▸ **Supplied information**:
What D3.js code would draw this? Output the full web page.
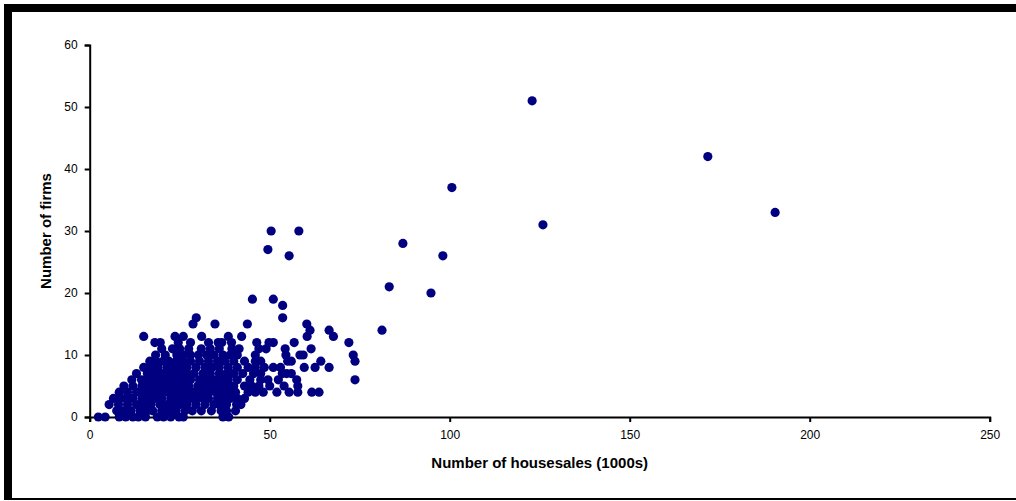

* * *

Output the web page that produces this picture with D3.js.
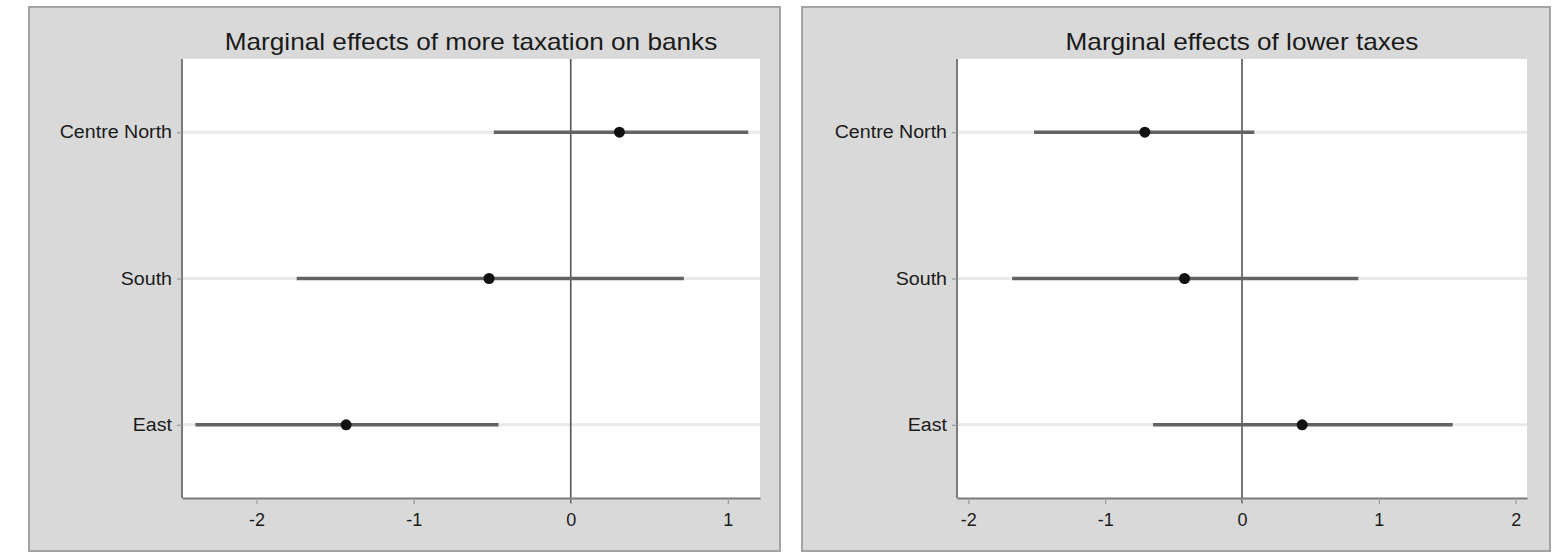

==

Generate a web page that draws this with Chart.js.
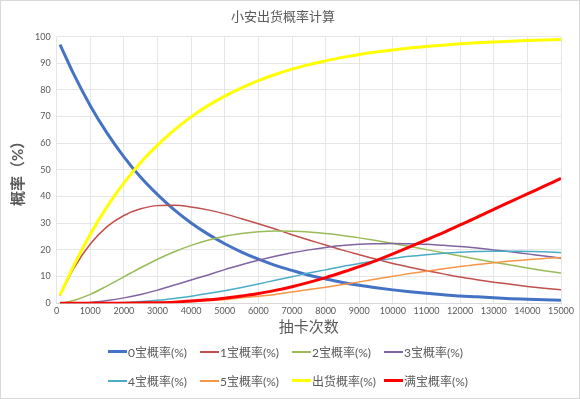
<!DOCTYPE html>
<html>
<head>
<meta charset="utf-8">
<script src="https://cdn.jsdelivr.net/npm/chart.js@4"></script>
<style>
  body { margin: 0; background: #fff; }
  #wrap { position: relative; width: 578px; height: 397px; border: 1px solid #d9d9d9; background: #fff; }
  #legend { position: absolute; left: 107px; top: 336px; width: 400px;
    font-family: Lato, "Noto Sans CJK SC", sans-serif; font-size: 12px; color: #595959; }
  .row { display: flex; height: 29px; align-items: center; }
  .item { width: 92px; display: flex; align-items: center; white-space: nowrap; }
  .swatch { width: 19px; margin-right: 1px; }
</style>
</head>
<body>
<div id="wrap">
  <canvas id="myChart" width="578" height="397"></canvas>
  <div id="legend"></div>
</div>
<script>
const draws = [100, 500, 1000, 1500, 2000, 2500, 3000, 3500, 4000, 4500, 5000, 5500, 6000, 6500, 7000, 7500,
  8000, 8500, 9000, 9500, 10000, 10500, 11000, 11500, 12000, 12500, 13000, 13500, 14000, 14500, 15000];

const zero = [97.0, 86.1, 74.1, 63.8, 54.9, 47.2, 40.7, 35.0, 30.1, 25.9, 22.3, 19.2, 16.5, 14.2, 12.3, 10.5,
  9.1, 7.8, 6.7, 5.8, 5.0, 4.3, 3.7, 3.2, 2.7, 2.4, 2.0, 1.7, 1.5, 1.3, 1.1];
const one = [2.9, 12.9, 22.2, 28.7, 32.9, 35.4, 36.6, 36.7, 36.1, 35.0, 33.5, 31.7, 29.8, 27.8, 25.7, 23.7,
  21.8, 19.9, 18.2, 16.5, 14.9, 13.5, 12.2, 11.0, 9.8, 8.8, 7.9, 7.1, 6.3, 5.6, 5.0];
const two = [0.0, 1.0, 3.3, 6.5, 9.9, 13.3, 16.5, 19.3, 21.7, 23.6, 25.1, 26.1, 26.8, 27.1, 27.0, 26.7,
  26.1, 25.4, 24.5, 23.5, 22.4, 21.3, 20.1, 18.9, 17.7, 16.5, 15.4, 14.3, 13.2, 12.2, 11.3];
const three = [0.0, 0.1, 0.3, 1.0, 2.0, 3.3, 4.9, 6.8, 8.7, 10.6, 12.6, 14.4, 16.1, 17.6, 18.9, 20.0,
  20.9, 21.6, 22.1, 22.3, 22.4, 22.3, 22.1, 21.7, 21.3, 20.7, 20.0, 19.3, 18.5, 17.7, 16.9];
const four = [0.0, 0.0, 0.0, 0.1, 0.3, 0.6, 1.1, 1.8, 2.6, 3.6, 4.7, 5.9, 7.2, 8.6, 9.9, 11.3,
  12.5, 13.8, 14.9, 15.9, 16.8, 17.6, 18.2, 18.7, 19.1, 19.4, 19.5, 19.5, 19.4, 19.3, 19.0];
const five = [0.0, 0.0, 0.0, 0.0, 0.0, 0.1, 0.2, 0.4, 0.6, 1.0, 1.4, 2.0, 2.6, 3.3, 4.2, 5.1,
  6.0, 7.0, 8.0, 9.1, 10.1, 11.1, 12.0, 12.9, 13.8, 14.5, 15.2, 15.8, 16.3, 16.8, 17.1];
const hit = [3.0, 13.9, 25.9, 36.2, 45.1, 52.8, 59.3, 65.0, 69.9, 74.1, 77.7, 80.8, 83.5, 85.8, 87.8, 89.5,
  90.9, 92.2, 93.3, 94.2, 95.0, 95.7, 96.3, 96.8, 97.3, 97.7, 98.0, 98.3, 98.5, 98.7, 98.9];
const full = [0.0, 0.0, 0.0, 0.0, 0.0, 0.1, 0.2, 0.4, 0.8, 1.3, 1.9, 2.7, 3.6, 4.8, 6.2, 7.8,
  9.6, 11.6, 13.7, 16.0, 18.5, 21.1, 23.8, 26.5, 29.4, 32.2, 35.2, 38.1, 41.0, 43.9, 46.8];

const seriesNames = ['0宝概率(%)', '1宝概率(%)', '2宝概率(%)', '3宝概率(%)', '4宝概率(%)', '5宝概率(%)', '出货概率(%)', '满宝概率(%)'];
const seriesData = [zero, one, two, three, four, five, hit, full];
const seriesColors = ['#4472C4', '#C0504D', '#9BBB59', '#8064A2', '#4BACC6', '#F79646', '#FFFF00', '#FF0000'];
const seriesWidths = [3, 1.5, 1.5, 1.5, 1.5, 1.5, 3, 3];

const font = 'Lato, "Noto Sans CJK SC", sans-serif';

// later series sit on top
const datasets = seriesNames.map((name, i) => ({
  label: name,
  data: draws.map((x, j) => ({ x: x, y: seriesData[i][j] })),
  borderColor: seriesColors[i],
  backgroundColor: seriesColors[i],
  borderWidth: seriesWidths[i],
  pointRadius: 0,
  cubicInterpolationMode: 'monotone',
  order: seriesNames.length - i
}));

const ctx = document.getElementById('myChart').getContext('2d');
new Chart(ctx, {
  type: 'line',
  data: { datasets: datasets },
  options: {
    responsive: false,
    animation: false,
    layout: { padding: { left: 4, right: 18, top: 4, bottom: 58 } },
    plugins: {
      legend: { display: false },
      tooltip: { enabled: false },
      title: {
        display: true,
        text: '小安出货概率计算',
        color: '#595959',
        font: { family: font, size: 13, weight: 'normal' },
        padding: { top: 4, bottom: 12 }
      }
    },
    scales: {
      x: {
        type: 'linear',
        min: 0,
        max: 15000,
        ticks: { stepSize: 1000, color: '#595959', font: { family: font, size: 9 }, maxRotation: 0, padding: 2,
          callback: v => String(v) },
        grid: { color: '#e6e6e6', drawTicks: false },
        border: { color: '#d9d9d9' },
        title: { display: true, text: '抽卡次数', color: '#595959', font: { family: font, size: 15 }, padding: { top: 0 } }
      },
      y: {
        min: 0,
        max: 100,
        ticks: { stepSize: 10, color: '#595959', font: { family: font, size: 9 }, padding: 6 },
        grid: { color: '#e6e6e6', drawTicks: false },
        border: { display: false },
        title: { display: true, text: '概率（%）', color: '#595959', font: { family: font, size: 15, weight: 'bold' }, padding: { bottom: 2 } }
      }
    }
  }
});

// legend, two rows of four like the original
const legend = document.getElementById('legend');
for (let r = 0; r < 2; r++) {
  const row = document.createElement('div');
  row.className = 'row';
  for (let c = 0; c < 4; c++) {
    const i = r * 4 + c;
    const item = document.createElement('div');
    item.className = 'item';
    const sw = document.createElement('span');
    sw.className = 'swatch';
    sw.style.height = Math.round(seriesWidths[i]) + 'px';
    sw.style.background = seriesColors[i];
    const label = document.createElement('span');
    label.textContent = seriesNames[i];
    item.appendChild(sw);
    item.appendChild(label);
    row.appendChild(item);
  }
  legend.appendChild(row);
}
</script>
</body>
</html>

▸ **Your goal**: Give only the number of lines in the preceding material that contain the string "Output".

▸ **Expected answer**: 2